In December 2015, the Government through the Department of Housing and Public Works released a discussion paper entitled ‘Security of Payment’ where an option canvassing the establishment of a ‘Retention Trust Fund Scheme’ was outlined.
“This option proposes the use of a Retention Trust Fund Scheme (RTFS) to hold subcontractors’ retention money in a secure manner. A typical construction contract includes a form of performance-based security. This security is used to pay for costs associated with: late completion of work, work not complying with contractual requirements remedying defects non-completion because of the insolvency of the subcontractor. A RTFS requires a head contractor to hold retention money in an account with an authorised deposit taking institution — like a bank. Head contractors can only withdraw money from the trust account as set out in the terms of the contract, otherwise financial penalties apply. A RTFS prevents the head contractor from using retention money as cash flow. Subcontractors are beneficiaries of the trust account, and are seen as secured creditors. In the case that the head contractor/contractor becomes insolvent, the retention money is securely held in the RTFS. This means the money is secured and can’t be accessed by liquidators. This is important as often retention money represents a subcontractor’s entire profit margin of a project. A RTFS places reporting obligations on head contractors. Head contractors must report when an account is established, closed and if an account is overdrawn, and the reason why. Penalties will apply for providing false or misleading information. A RTFS requires annual audits with results reported to government. Financial institutions are obliged to report overdrawn accounts or dishonoured cheques, however, they are under no obligation to control or supervise transactions in relation to the account.”
In a report dated 6 November 2016 to the Department of Housing and Public Works, Deloitte analysed several SOP options including a RTFS model for government projects that:
“…involves implementing a requirement that head contractors for Government building and construction projects with a contract value between $1–10m (excluding infrastructure projects and residential building and construction) pay retention funds into a RTF. Broadly, a RTF is a trust account into which the head contractor pays retention funds in order to quarantine these from operating cash flow.”
On 26 October 2017, BIFA was passed which seemingly at that time signalled the death of the idea of establishing a single retentions account or scheme to address the misuse of retentions.
Construction contracts have clauses which require a type of performance-founded security. For contracts between a builder and a subcontractor, cash retentions are the most common form of security.
The application of such security is currently a red-hot issue and I have detected an increasing number of subcontractors calling for such contractual clauses to be prohibited. I do not agree with such a proposed course of action.
However, cash retentions are monies earned by the subcontractor through the progressive completion of work and held by the head contractor to secure their performance obligations.

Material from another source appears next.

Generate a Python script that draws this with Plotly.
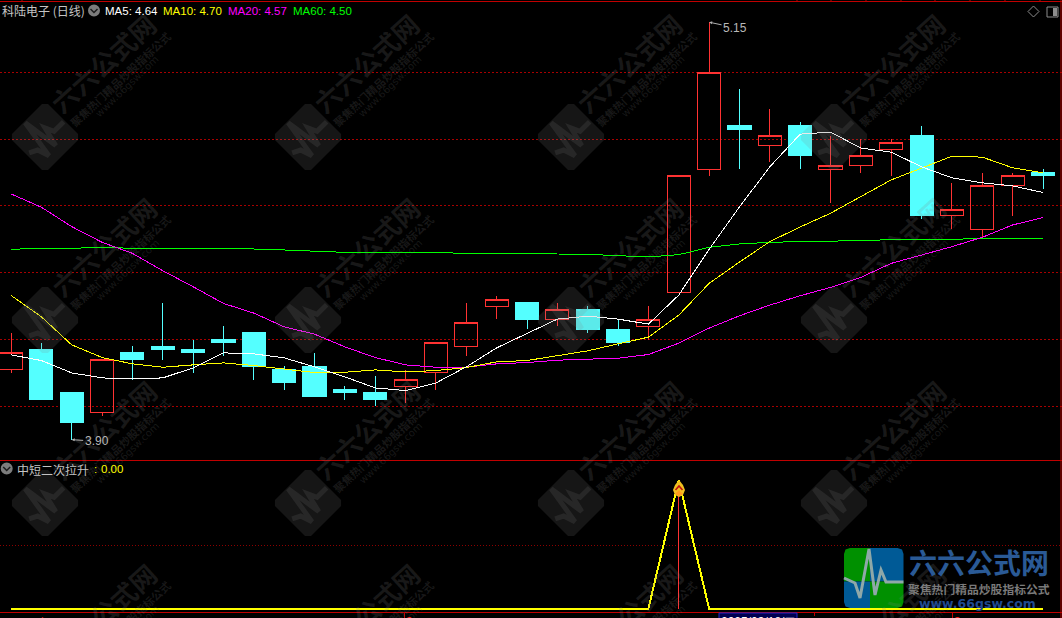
import math
import plotly.graph_objects as go

# ---------- data ----------
day_index = [0, 1, 2, 3, 4, 5, 6, 7, 8, 9, 10, 11, 12, 13, 14, 15, 16, 17,
             18, 19, 20, 21, 22, 23, 24, 25, 26, 27, 28, 29, 30, 31, 32, 33, 34]
open_p = [4.11, 4.17, 4.04, 3.98, 4.16, 4.18, 4.17, 4.20, 4.22, 4.11, 4.12, 4.05,
          4.04, 4.06, 4.10, 4.18, 4.30, 4.31, 4.26, 4.29, 4.23, 4.24, 4.34, 4.71,
          4.84, 4.78, 4.84, 4.71, 4.72, 4.77, 4.81, 4.57, 4.53, 4.66, 4.70]
close_p = [4.16, 4.02, 3.95, 4.14, 4.14, 4.17, 4.16, 4.19, 4.12, 4.07, 4.03, 4.04,
           4.02, 4.08, 4.19, 4.25, 4.32, 4.26, 4.29, 4.23, 4.19, 4.26, 4.69, 5.00,
           4.83, 4.81, 4.75, 4.72, 4.75, 4.79, 4.57, 4.59, 4.66, 4.69, 4.69]
high_p = [4.22, 4.19, 4.04, 4.14, 4.18, 4.31, 4.20, 4.24, 4.22, 4.12, 4.16, 4.06,
          4.09, 4.11, 4.19, 4.31, 4.33, 4.31, 4.31, 4.30, 4.26, 4.30, 4.69, 5.15,
          4.95, 4.89, 4.85, 4.81, 4.80, 4.80, 4.84, 4.67, 4.70, 4.70, 4.71]
low_p = [4.10, 4.02, 3.90, 3.97, 4.08, 4.14, 4.10, 4.15, 4.08, 4.05, 4.03, 4.02,
         4.00, 4.01, 4.05, 4.15, 4.26, 4.23, 4.24, 4.22, 4.18, 4.20, 4.34, 4.69,
         4.71, 4.73, 4.71, 4.61, 4.70, 4.69, 4.56, 4.53, 4.50, 4.57, 4.65]
ma5 = [4.154, 4.137, 4.100, 4.085, 4.082, 4.085, 4.115, 4.160, 4.157, 4.145, 4.118, 4.088,
       4.055, 4.047, 4.070, 4.118, 4.175, 4.219, 4.261, 4.270, 4.261, 4.246, 4.333, 4.470,
       4.597, 4.717, 4.815, 4.821, 4.773, 4.761, 4.717, 4.684, 4.669, 4.660, 4.640]
ma10 = [4.332, 4.268, 4.184, 4.146, 4.127, 4.117, 4.124, 4.130, 4.122, 4.112, 4.101, 4.102,
        4.109, 4.103, 4.107, 4.116, 4.133, 4.137, 4.151, 4.166, 4.187, 4.207, 4.273, 4.368,
        4.432, 4.493, 4.537, 4.578, 4.628, 4.678, 4.713, 4.749, 4.746, 4.714, 4.699]
ma20 = [4.636, 4.596, 4.538, 4.491, 4.458, 4.406, 4.358, 4.308, 4.279, 4.238, 4.216, 4.178,
        4.146, 4.124, 4.117, 4.117, 4.127, 4.131, 4.138, 4.140, 4.144, 4.155, 4.189, 4.234,
        4.271, 4.303, 4.331, 4.356, 4.386, 4.428, 4.453, 4.478, 4.506, 4.543, 4.565]
ma60 = [4.470, 4.473, 4.473, 4.476, 4.473, 4.473, 4.473, 4.473, 4.471, 4.468, 4.464, 4.461,
        4.460, 4.460, 4.460, 4.460, 4.460, 4.458, 4.456, 4.455, 4.451, 4.447, 4.454, 4.476,
        4.486, 4.491, 4.493, 4.494, 4.496, 4.499, 4.500, 4.502, 4.503, 4.503, 4.503]
signal = [0, 0, 0, 0, 0, 0, 0, 0, 0, 0, 0, 0, 0, 0, 0, 0, 0, 0,
          0, 0, 0, 0, 1, 0, 0, 0, 0, 0, 0, 0, 0, 0, 0, 0, 0]
price_ticks = [4.0, 4.2, 4.4, 4.6, 4.8, 5.0]
signal_ticks = [0.49]
high_mark = (23, 5.15, "5.15")
low_mark = (2, 3.90, "3.90")
signal_stick_x = [22, 22]
signal_stick_y = [0, 1]

W, H = 1062, 618
CJK = "Noto Sans CJK SC"
LATIN = "Liberation Sans"
RED = "#ff3232"
CYAN = "#54ffff"
AXIS_RED = "#c00000"
WM = "rgba(128,128,128,0.19)"
WM_BODY = "rgba(128,128,128,0.17)"


def px(x):
    return x / W


def py(y):
    return 1 - y / H


def path(points, close=False):
    s = "M " + " L ".join(f"{px(x):.5f},{py(y):.5f}" for x, y in points)
    return s + (" Z" if close else "")


shapes = []
annotations = []


def shp_path(points, fill=None, color=None, width=0, close=False, layer="above"):
    shapes.append(dict(type="path", xref="paper", yref="paper", path=path(points, close),
                       fillcolor=fill or "rgba(0,0,0,0)",
                       line=dict(color=color or "rgba(0,0,0,0)", width=width), layer=layer))


def hline(y, x0, x1, color, width=1):
    shapes.append(dict(type="line", xref="paper", yref="paper", x0=px(x0), x1=px(x1),
                       y0=py(y), y1=py(y), line=dict(color=color, width=width)))


def vline(x, y0, y1, color, width=1):
    shapes.append(dict(type="line", xref="paper", yref="paper", x0=px(x), x1=px(x),
                       y0=py(y0), y1=py(y1), line=dict(color=color, width=width)))


def label(x, y, text, color, size, family=LATIN, anchor="left", angle=0):
    annotations.append(dict(xref="paper", yref="paper", x=px(x), y=py(y), text=text,
                            showarrow=False, xanchor=anchor, yanchor="middle", textangle=angle,
                            borderpad=0, borderwidth=0,
                            font=dict(color=color, size=size, family=family)))


# ---------- faint repeating watermark ----------
PULSE = [(-28, 0), (-18, 5), (-13, 20), (-5, -30), (2, 17), (8, -8), (13, 3), (30, 3)]


def rotate(pts, cx, cy, scale, deg=-45):
    a = math.radians(deg)
    return [(cx + scale * (x * math.cos(a) - y * math.sin(a)),
             cy + scale * (x * math.sin(a) + y * math.cos(a))) for x, y in pts]


for cx in (45, 308, 571, 834):
    for cy in (137, 320, 503, 686):
        r = 30
        c = 5
        rect = [(-r + c, -r), (r - c, -r), (r, -r + c), (r, r - c), (r - c, r), (-r + c, r), (-r, r - c), (-r, -r + c)]
        shp_path(rotate(rect, cx, cy, 0.85), fill=WM_BODY, close=True)
        shp_path(rotate(PULSE, cx, cy, 0.8), color="rgba(128,128,128,0.16)", width=5)
        label(cx + 58, cy - 74, "<b>六六公式网</b>", WM, 26, CJK, "center", -42)
        label(cx + 75, cy - 58, "<b>聚焦热门精品炒股指标公式</b>", WM, 11, CJK, "center", -43)
        label(cx + 82, cy - 50, "www.66gsw.com", WM, 10, "DejaVu Sans", "center", -44)

# ---------- frame lines ----------
hline(1.5, 0, W, AXIS_RED)
hline(460.5, 0, W, AXIS_RED)
hline(612.5, 0, W, AXIS_RED)
vline(1061, 0, H, AXIS_RED)
for tx in (22, 797, 831, 866, 901, 935, 970, 1005, 1040):
    vline(tx, 0, 2, AXIS_RED)
vline(404.5, 612, 618, AXIS_RED)
vline(814.5, 612, 616, AXIS_RED)
vline(952.5, 612, 618, AXIS_RED)

# ---------- header text ----------
label(2, 11, "科陆电子 (日线)", "#c4c4c4", 12, CJK)
label(105, 11, "MA5: 4.64", "#ffffff", 11.5)
label(163, 11, "MA10: 4.70", "#ffff00", 11.5)
label(228, 11, "MA20: 4.57", "#ff00ff", 11.5)
label(293, 11, "MA60: 4.50", "#00ff00", 11.5)
label(17, 469, "中短二次拉升", "#c4c4c4", 12, CJK)
label(94, 469, ":", "#ffff00", 11.5)
label(101, 469, "0.00", "#ffff00", 11.5)


def round_icon(cx, cy):
    shapes.append(dict(type="circle", xref="paper", yref="paper", x0=px(cx - 6), x1=px(cx + 6),
                       y0=py(cy - 6), y1=py(cy + 6), fillcolor="#7c7c7c", line=dict(width=0)))
    shp_path([(cx - 3.5, cy - 1.5), (cx, cy + 2), (cx + 3.5, cy - 1.5)], color="#1c1c1c", width=1.5)


round_icon(94, 10.5)
round_icon(6.7, 468.5)

# top right tool icons
shp_path([(1033.5, 6), (1039, 11.5), (1033.5, 17), (1028, 11.5)], color="#8c8c8c", width=1, close=True)
shapes.append(dict(type="rect", xref="paper", yref="paper", x0=px(1047), x1=px(1058), y0=py(7), y1=py(17),
                   line=dict(color="#8c8c8c", width=1)))
shapes.append(dict(type="rect", xref="paper", yref="paper", x0=px(1053), x1=px(1057), y0=py(8), y1=py(16),
                   fillcolor="#8c8c8c", line=dict(width=0)))

# ---------- flame icon on the signal peak ----------
shp_path([(679, 480), (683, 485), (685, 490), (683, 495), (679, 497), (675, 495), (673, 490), (675, 485)],
         fill="#f0c020", close=True)
shp_path([(679, 490), (683, 494), (679, 496), (675, 494)], fill="#ff9a20", close=True)
shp_path([(675.5, 490), (679, 486), (682.5, 490)], color="#c01010", width=1.6)

# ---------- bottom logo ----------
LX0, LX1, LY0, LY1, SX, SY = 844, 903.5, 548, 608, 870, 581.5
cr = 6
shp_path([(LX0 + cr, LY0), (SX, LY0), (SX, SY), (LX0, SY), (LX0, LY0 + cr), (LX0 + 1.5, LY0 + 1.5)], fill="#009000", close=True)
shp_path([(SX, LY0), (LX1 - cr, LY0), (LX1 - 1.5, LY0 + 1.5), (LX1, LY0 + cr), (LX1, SY), (SX, SY)], fill="#005a96", close=True)
shp_path([(LX0, SY), (SX, SY), (SX, LY1), (LX0 + cr, LY1), (LX0 + 1.5, LY1 - 1.5), (LX0, LY1 - cr)], fill="#005a96", close=True)
shp_path([(SX, SY), (LX1, SY), (LX1, LY1 - cr), (LX1 - 1.5, LY1 - 1.5), (LX1 - cr, LY1), (SX, LY1)], fill="#009000", close=True)
shp_path([(844, 578), (855, 583), (860, 598), (869, 549), (875, 595), (881, 570), (886, 582), (903.5, 582)],
         color="#8fa8a8", width=3)
label(979, 561.5, "<b>六六公式网</b>", "#2a5a96", 28, CJK, "center")
label(979, 588, "<b>聚焦热门精品炒股指标公式</b>", "#7a7a7a", 11.8, CJK, "center")
label(977, 603.5, "<b>www.66gsw.com</b>", "#1f4a90", 12.5, "DejaVu Sans", "center")

# ---------- clipped bottom axis text ----------
shapes.append(dict(type="rect", xref="paper", yref="paper", x0=px(719), x1=px(797), y0=py(613), y1=py(632),
                   fillcolor="#000050", line=dict(color="#2424c8", width=1)))
label(721, 622, "2025/03/18/二", "#ffffff", 12, LATIN)
label(12, 622, "2025年", "#ff2020", 12, CJK)
label(406, 622, "9", "#ff2020", 12, LATIN)
label(954, 622, "3", "#ff2020", 12, LATIN)

# ---------- price marks ----------
for mx, my, mt, ax, ay in [(high_mark[0], high_mark[1], high_mark[2], 26, 5.5),
                           (low_mark[0], low_mark[1], low_mark[2], 25, 1.5)]:
    annotations.append(dict(x=mx, y=my, xref="x", yref="y", text=mt, showarrow=True, ax=ax, ay=ay,
                            axref="pixel", ayref="pixel", arrowhead=2, arrowsize=0.6, arrowwidth=1,
                            arrowcolor="#b0b0b0", standoff=0, startstandoff=0,
                            font=dict(color="#b8b8b8", size=12, family=LATIN)))

# ---------- traces ----------
fig = go.Figure()
fig.add_trace(go.Candlestick(
    x=day_index, open=open_p, high=high_p, low=low_p, close=close_p,
    increasing=dict(line=dict(color=RED, width=1), fillcolor="rgba(0,0,0,0)"),
    decreasing=dict(line=dict(color=CYAN, width=1), fillcolor=CYAN),
    xaxis="x", yaxis="y", hoverinfo="skip", showlegend=False))
for series, colour in ((ma60, "#00ff00"), (ma20, "#ff00ff"), (ma10, "#ffff00"), (ma5, "#ffffff")):
    fig.add_trace(go.Scatter(x=day_index, y=series, mode="lines", line=dict(color=colour, width=1),
                             xaxis="x", yaxis="y", hoverinfo="skip", showlegend=False))
fig.add_trace(go.Scatter(x=signal_stick_x, y=signal_stick_y, mode="lines", line=dict(color=RED, width=1),
                         xaxis="x2", yaxis="y2", hoverinfo="skip", showlegend=False))
fig.add_trace(go.Scatter(x=day_index, y=signal, mode="lines", line=dict(color="#ffff00", width=2),
                         xaxis="x2", yaxis="y2", hoverinfo="skip", showlegend=False))

x_range = [-0.3624, 34.626]
common_x = dict(range=x_range, showgrid=False, zeroline=False, showticklabels=False, ticks="",
                showline=False, fixedrange=True)
fig.update_layout(
    width=W, height=H, autosize=False, margin=dict(l=0, r=0, t=0, b=0, pad=0),
    paper_bgcolor="#000000", plot_bgcolor="rgba(0,0,0,0)", showlegend=False,
    boxgap=0.24, boxgroupgap=0,
    xaxis=dict(domain=[0, 1], anchor="y", rangeslider=dict(visible=False), **common_x),
    xaxis2=dict(domain=[0, 1], anchor="y2", **common_x),
    yaxis=dict(domain=[1 - 461 / H, 1], range=[3.8362, 5.2165], tickvals=price_ticks, showticklabels=False,
               ticks="", showgrid=True, gridcolor="#a80000", griddash="1.5px,2.5px", gridwidth=1,
               zeroline=False, showline=False, fixedrange=True),
    yaxis2=dict(domain=[0, 1 - 461 / H], range=[-0.0724, 1.1494], tickvals=signal_ticks, showticklabels=False,
                ticks="", showgrid=True, gridcolor="#8c0000", griddash="1px,2px", gridwidth=1,
                zeroline=False, showline=False, fixedrange=True),
    shapes=shapes, annotations=annotations, hovermode=False,
)

fig.write_html("out.html", config=dict(displayModeBar=False),
               post_script="document.body.style.margin='0';document.body.style.background='#000';"
                           "document.documentElement.style.overflow='hidden';"
                           "document.querySelectorAll('.scatterlayer path.js-line,.boxlayer path,.gridlayer path')"
                           ".forEach(function(p){p.style.shapeRendering='crispEdges';});")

The builder retains these monies on behalf of the subcontractor until such time as it can be demonstrated that they have a contractual right to them. Ensuring that cash retentions are totally and effectively removed from the control of the builder is very compelling.

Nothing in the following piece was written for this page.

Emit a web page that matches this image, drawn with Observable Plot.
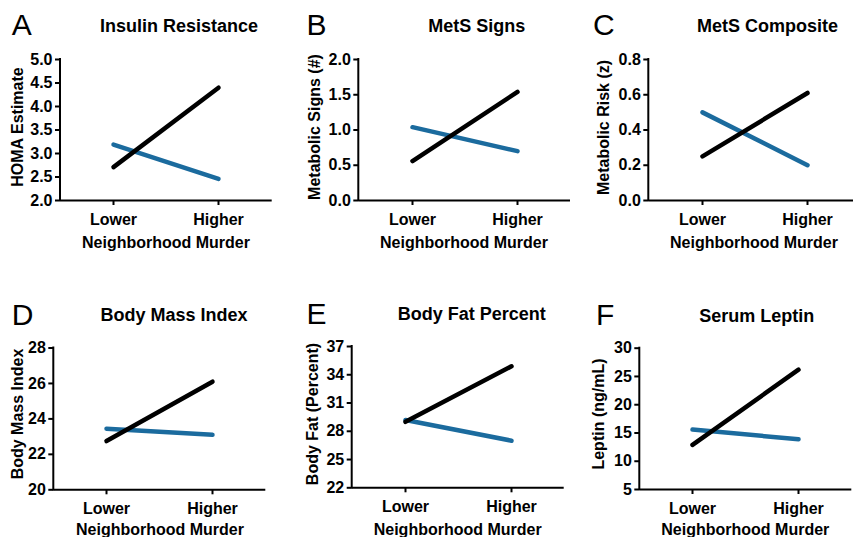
<!DOCTYPE html>
<html>
<head>
<meta charset="utf-8">
<script src="https://cdn.jsdelivr.net/npm/d3@7"></script>
<script src="https://cdn.jsdelivr.net/npm/@observablehq/plot@0.6"></script>
<style>
html, body { margin: 0; padding: 0; background: #fff; }
#root { position: relative; width: 853px; height: 537px; overflow: hidden; background: #fff; }
#root svg { position: absolute; }
</style>
</head>
<body>
<div id="root"></div>
<script>
// ---------- data ----------
const levels = ["Lower", "Higher"];
const seriesNames = ["Series 1", "Series 2"]; // black, blue
const panelLetters = ["A", "B", "C", "D", "E", "F"];
const panelTitles = ["Insulin Resistance", "MetS Signs", "MetS Composite", "Body Mass Index", "Body Fat Percent", "Serum Leptin"];
const yLabels = ["HOMA Estimate", "Metabolic Signs (#)", "Metabolic Risk (z)", "Body Mass Index", "Body Fat (Percent)", "Leptin (ng/mL)"];
const xLabel = "Neighborhood Murder";
const blackValues = [[2.71, 4.40], [0.56, 1.54], [0.25, 0.61], [22.75, 26.1], [29.0, 34.9], [12.9, 26.2]];
const blueValues = [[3.19, 2.46], [1.04, 0.70], [0.50, 0.20], [23.45, 23.1], [29.2, 27.0], [15.6, 13.9]];
const yTicks = [
  [2.0, 2.5, 3.0, 3.5, 4.0, 4.5, 5.0],
  [0.0, 0.5, 1.0, 1.5, 2.0],
  [0.0, 0.2, 0.4, 0.6, 0.8],
  [20, 22, 24, 26, 28],
  [22, 25, 28, 31, 34, 37],
  [5, 10, 15, 20, 25, 30]
];
const yTickFormats = [".1f", ".1f", ".1f", "d", "d", "d"];

// ---------- layout & style ----------
const FONT = '"Liberation Sans", Arial, Helvetica, sans-serif';
const COLORS = ["#000000", "#1b6b9e"];
const layout = [
  {left: 0,   top: 0,   width: 290, height: 260, ml: 60,   mr: 18.3, mt: 59,   mb: 60,   title: [179, 31.7],   letter: [11.7, 35],  ylab: [22.5, 127],  xlab: [166, 248.3]},
  {left: 290, top: 0,   width: 290, height: 260, ml: 68.3, mr: 10,   mt: 59,   mb: 60,   title: [476.7, 32.3], letter: [306.5, 35], ylab: [319.5, 127], xlab: [464, 248.3]},
  {left: 580, top: 0,   width: 290, height: 260, ml: 68.3, mr: 10,   mt: 59,   mb: 60,   title: [767.5, 32.3], letter: [593, 35],   ylab: [609, 127.5], xlab: [754, 248.3]},
  {left: 0,   top: 290, width: 290, height: 247, ml: 53.3, mr: 24.7, mt: 57.5, mb: 47.7, title: [174, 320.7],  letter: [11.7, 325], ylab: [22.5, 414],  xlab: [160, 535]},
  {left: 290, top: 290, width: 290, height: 247, ml: 61.7, mr: 16.3, mt: 56,   mb: 49.7, title: [471.7, 320],  letter: [306.5, 324], ylab: [317.5, 414], xlab: [457.7, 535]},
  {left: 580, top: 290, width: 290, height: 247, ml: 59.3, mr: 18.7, mt: 57.7, mb: 48,   title: [756.7, 321.7], letter: [596, 325], ylab: [604, 414],   xlab: [745.3, 535]}
];

const root = document.getElementById("root");

// left axis line drawn as a render-function mark
function yAxisLine(index, scales, values, dimensions) {
  const {marginLeft, marginTop, marginBottom, height} = dimensions;
  const ln = document.createElementNS("http://www.w3.org/2000/svg", "line");
  ln.setAttribute("x1", marginLeft);
  ln.setAttribute("x2", marginLeft);
  ln.setAttribute("y1", marginTop);
  ln.setAttribute("y2", height - marginBottom);
  ln.setAttribute("stroke", "#000");
  ln.setAttribute("stroke-width", 2);
  ln.setAttribute("stroke-linecap", "square");
  return ln;
}

panelTitles.forEach((title, i) => {
  const L = layout[i];
  const ticks = yTicks[i];
  const yMin = d3.min(ticks), yMax = d3.max(ticks);
  const blueRows = levels.map((lv, j) => ({level: lv, value: blueValues[i][j], series: seriesNames[1]}));
  const blackRows = levels.map((lv, j) => ({level: lv, value: blackValues[i][j], series: seriesNames[0]}));
  const svg = Plot.plot({
    width: L.width,
    height: L.height,
    marginLeft: L.ml,
    marginRight: L.mr,
    marginTop: L.mt,
    marginBottom: L.mb,
    style: {fontFamily: FONT, fontSize: "16px", fontWeight: "bold", color: "#000", background: "transparent", overflow: "visible"},
    x: {type: "point", domain: levels, padding: 0.5, label: null},
    y: {domain: [yMin, yMax], label: null},
    color: {domain: seriesNames, range: COLORS},
    marks: [
      Plot.axisX({tickSize: 5, tickPadding: 8, strokeWidth: 2, label: null}),
      Plot.axisY({ticks: ticks, tickFormat: d3.format(yTickFormats[i]), tickSize: 5, tickPadding: 3, strokeWidth: 2, label: null}),
      Plot.ruleY([yMin], {strokeWidth: 2, stroke: "#000"}),
      yAxisLine,
      Plot.line(blueRows, {x: "level", y: "value", stroke: "series", strokeWidth: 4.5}),
      Plot.line(blackRows, {x: "level", y: "value", stroke: "series", strokeWidth: 4.5})
    ]
  });
  svg.style.position = "absolute";
  svg.style.left = L.left + "px";
  svg.style.top = L.top + "px";
  svg.style.maxWidth = "none";
  root.appendChild(svg);
});

// ---------- text overlay: panel letters, titles, axis labels ----------
const overlay = d3.select(root).append("svg")
  .attr("width", 853).attr("height", 537)
  .style("left", "0px").style("top", "0px")
  .style("pointer-events", "none")
  .attr("font-family", FONT);

panelTitles.forEach((title, i) => {
  const L = layout[i];
  overlay.append("text")
    .attr("x", L.letter[0]).attr("y", L.letter[1])
    .attr("font-size", 30).attr("font-weight", "normal")
    .text(panelLetters[i]);
  overlay.append("text")
    .attr("x", L.title[0]).attr("y", L.title[1])
    .attr("text-anchor", "middle")
    .attr("font-size", 18).attr("font-weight", "bold")
    .text(title);
  overlay.append("text")
    .attr("transform", `translate(${L.ylab[0]},${L.ylab[1]}) rotate(-90)`)
    .attr("text-anchor", "middle")
    .attr("font-size", 16).attr("font-weight", "bold")
    .text(yLabels[i]);
  overlay.append("text")
    .attr("x", L.xlab[0]).attr("y", L.xlab[1])
    .attr("text-anchor", "middle")
    .attr("font-size", 16).attr("font-weight", "bold")
    .text(xLabel);
});
</script>
</body>
</html>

However, without knowing the costs contractors will incur in establishing a single retentions trust account, the necessary ongoing staff training cost and audit costs, I am unable to form an opinion as to whether this is a preferable option as opposed to the current retention requirements in BIFA.
In closing, it is with a degree of frustration that I express the view that a broad-based single retentions trust account should have been the subject of detailed analysis, cost modelling and extensive consultation with the industry several years ago.